#### DATASET EXCERPTS:
■ ■ ■ ■ ■

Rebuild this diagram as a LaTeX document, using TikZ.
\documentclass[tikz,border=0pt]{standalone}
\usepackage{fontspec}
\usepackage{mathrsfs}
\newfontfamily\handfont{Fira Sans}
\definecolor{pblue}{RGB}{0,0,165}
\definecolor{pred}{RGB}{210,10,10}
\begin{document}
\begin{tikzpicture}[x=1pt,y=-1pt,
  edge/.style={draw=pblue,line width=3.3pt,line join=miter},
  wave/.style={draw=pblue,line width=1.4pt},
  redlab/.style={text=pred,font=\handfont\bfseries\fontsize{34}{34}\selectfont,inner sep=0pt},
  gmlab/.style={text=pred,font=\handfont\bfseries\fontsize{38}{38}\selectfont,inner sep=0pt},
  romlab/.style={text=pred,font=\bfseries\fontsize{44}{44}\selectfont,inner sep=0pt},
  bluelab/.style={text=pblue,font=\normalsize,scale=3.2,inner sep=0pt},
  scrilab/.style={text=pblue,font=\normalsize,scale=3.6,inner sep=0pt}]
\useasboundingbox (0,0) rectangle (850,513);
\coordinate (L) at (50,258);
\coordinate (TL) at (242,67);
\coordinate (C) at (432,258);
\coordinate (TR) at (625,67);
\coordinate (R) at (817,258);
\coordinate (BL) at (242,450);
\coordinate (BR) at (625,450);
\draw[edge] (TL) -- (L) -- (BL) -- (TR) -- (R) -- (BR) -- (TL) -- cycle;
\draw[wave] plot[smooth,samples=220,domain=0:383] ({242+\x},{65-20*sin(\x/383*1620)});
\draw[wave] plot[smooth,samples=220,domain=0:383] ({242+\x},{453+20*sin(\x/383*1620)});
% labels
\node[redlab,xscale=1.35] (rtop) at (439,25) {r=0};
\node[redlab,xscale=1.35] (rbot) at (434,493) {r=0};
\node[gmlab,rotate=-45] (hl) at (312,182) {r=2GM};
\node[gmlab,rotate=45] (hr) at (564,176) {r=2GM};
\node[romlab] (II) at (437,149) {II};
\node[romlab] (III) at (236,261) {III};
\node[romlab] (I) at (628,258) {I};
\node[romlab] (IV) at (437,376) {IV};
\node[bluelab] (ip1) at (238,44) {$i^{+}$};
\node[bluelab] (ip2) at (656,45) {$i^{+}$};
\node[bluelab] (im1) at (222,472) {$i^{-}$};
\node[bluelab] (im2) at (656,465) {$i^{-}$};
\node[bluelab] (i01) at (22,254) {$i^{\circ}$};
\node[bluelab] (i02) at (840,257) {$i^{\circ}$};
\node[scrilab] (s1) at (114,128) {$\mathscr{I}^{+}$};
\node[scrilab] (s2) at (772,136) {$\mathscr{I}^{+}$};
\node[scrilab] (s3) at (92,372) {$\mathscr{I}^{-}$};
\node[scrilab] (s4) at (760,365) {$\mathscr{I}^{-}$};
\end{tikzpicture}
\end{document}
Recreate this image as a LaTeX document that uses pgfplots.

■ ■ ■ ■ ■

#### SHORT PROBLEM:
Every entry should be printed again exactly as written.

#### FINISHED EXERCISE:
Rebuild this diagram as a LaTeX document, using TikZ.
\documentclass[tikz,border=0pt]{standalone}
\usepackage{fontspec}
\usepackage{mathrsfs}
\newfontfamily\handfont{Fira Sans}
\definecolor{pblue}{RGB}{0,0,165}
\definecolor{pred}{RGB}{210,10,10}
\begin{document}
\begin{tikzpicture}[x=1pt,y=-1pt,
  edge/.style={draw=pblue,line width=3.3pt,line join=miter},
  wave/.style={draw=pblue,line width=1.4pt},
  redlab/.style={text=pred,font=\handfont\bfseries\fontsize{34}{34}\selectfont,inner sep=0pt},
  gmlab/.style={text=pred,font=\handfont\bfseries\fontsize{38}{38}\selectfont,inner sep=0pt},
  romlab/.style={text=pred,font=\bfseries\fontsize{44}{44}\selectfont,inner sep=0pt},
  bluelab/.style={text=pblue,font=\normalsize,scale=3.2,inner sep=0pt},
  scrilab/.style={text=pblue,font=\normalsize,scale=3.6,inner sep=0pt}]
\useasboundingbox (0,0) rectangle (850,513);
\coordinate (L) at (50,258);
\coordinate (TL) at (242,67);
\coordinate (C) at (432,258);
\coordinate (TR) at (625,67);
\coordinate (R) at (817,258);
\coordinate (BL) at (242,450);
\coordinate (BR) at (625,450);
\draw[edge] (TL) -- (L) -- (BL) -- (TR) -- (R) -- (BR) -- (TL) -- cycle;
\draw[wave] plot[smooth,samples=220,domain=0:383] ({242+\x},{65-20*sin(\x/383*1620)});
\draw[wave] plot[smooth,samples=220,domain=0:383] ({242+\x},{453+20*sin(\x/383*1620)});
% labels
\node[redlab,xscale=1.35] (rtop) at (439,25) {r=0};
\node[redlab,xscale=1.35] (rbot) at (434,493) {r=0};
\node[gmlab,rotate=-45] (hl) at (312,182) {r=2GM};
\node[gmlab,rotate=45] (hr) at (564,176) {r=2GM};
\node[romlab] (II) at (437,149) {II};
\node[romlab] (III) at (236,261) {III};
\node[romlab] (I) at (628,258) {I};
\node[romlab] (IV) at (437,376) {IV};
\node[bluelab] (ip1) at (238,44) {$i^{+}$};
\node[bluelab] (ip2) at (656,45) {$i^{+}$};
\node[bluelab] (im1) at (222,472) {$i^{-}$};
\node[bluelab] (im2) at (656,465) {$i^{-}$};
\node[bluelab] (i01) at (22,254) {$i^{\circ}$};
\node[bluelab] (i02) at (840,257) {$i^{\circ}$};
\node[scrilab] (s1) at (114,128) {$\mathscr{I}^{+}$};
\node[scrilab] (s2) at (772,136) {$\mathscr{I}^{+}$};
\node[scrilab] (s3) at (92,372) {$\mathscr{I}^{-}$};
\node[scrilab] (s4) at (760,365) {$\mathscr{I}^{-}$};
\end{tikzpicture}
\end{document}
Recreate this image as a LaTeX document that uses pgfplots.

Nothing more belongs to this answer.